Red spruce reviving in New England, but why?
In the 1970s, red spruce was the forest equivalent of a canary in the coal mine, signaling that acid rain was damaging forests and that some species, especially red spruce, were particularly sensitive to this human induced damage. In the course of studying the lingering effects of acid rain and whether trees stored less carbon as a result of winter injury, U.S. Forest Service and University of Vermont scientists came up with a surprising result – three decades later, the canary is feeling much better.

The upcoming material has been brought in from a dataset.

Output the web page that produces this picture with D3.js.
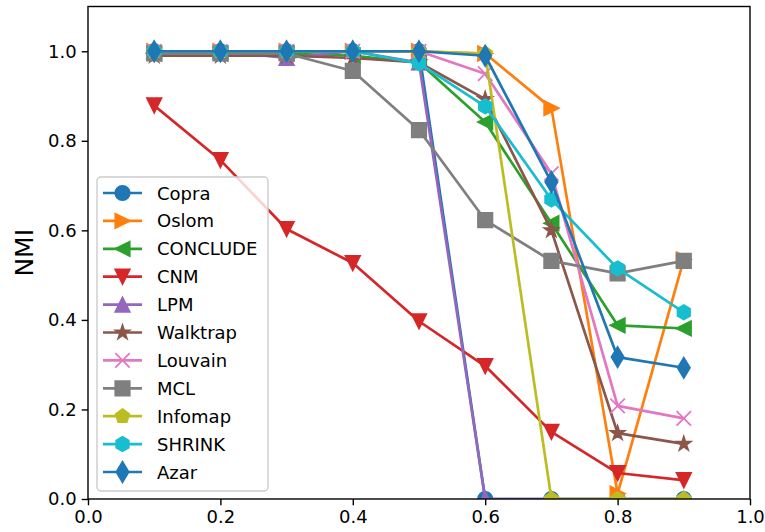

Decline in red spruce has been attributed to damage that trees sustain in winter, when foliage predisposed to injury by exposure to acid rain experiences freezing injury and dies. Paul Schaberg, a research plant physiologist with the U.S. Forest Service's Northern Research Station in Burlington, Vt., and partners studied red spruce trees in Vermont, New Hampshire and Massachusetts. They found that the influence of a single damaging winter injury event in 2003 continued to slow tree growth in New England for 3 years, longer than had been expected, and had a significant impact on carbon storage.
They also found something they did not expect.
"The shocking thing is that these trees are doing remarkably well now," said Schaberg, a co-author on the study. Researchers found that diameter growth is now the highest ever recorded for red spruce, indicating that it is now growing at levels almost two times the average for the last 100 years, a growth rate never before achieved by the trees examined. "It raises the question 'why?'" Schaberg said.
The theories that Schaberg and his colleagues are eager to test include whether the red spruce turn-around can be credited to reductions in pollution made possible by the Clean Air Act of 1990, which helped reduce sulfur and nitrogen pollution. Another possibility is that red spruce may be one of nature's winners in the face of climate change. For red spruce, warmer winters mean less damage to foliage, which limits growth. Questions for future research also include whether the historic growth rate will continue or whether it will plateau.
The rebound in red spruce growth is described in a study co-authored by Schaberg with Alexandra Kosiba, Gary Hawley and Christopher Hansen, all from the University of Vermont. The study, "Quantifying the legacy of foliar winter injury on woody aboveground carbon sequestration of red spruce trees," was published earlier this year in the journal Forest Ecology and Management and is available online at: http://www.nrs.fs.fed.us/pubs/43459.
"Forest Service science was at the forefront in identifying acid rain and its impacts, and it is enormously gratifying to be at the forefront of discovering this amazing turn-around in red spruce growth in New England," said Michael T. Rains, Director of the Northern Research Station and the Forest Product Laboratory. "Whether this is a success story for pollution control or a developing story about the effects of a changing climate, we are not yet sure."
In addition to finding the surprising rebound in red spruce growth, Schaberg and his colleagues also answered the question they set out to answer – how did the foliar damage associated with the 2003 winter injury affect carbon storage? They found that the winter injury event reduced the growth of red spruce trees for at least 3 years and resulted in cumulative reductions across the landscape equivalent to the carbon produced by burning 280 million gallons of gasoline.
Historically, red spruce has been an important timber species in the United States. While it remains a major commercial species in Canada, in the United States acid rain and land use changes have resulted in the loss of many red spruce trees.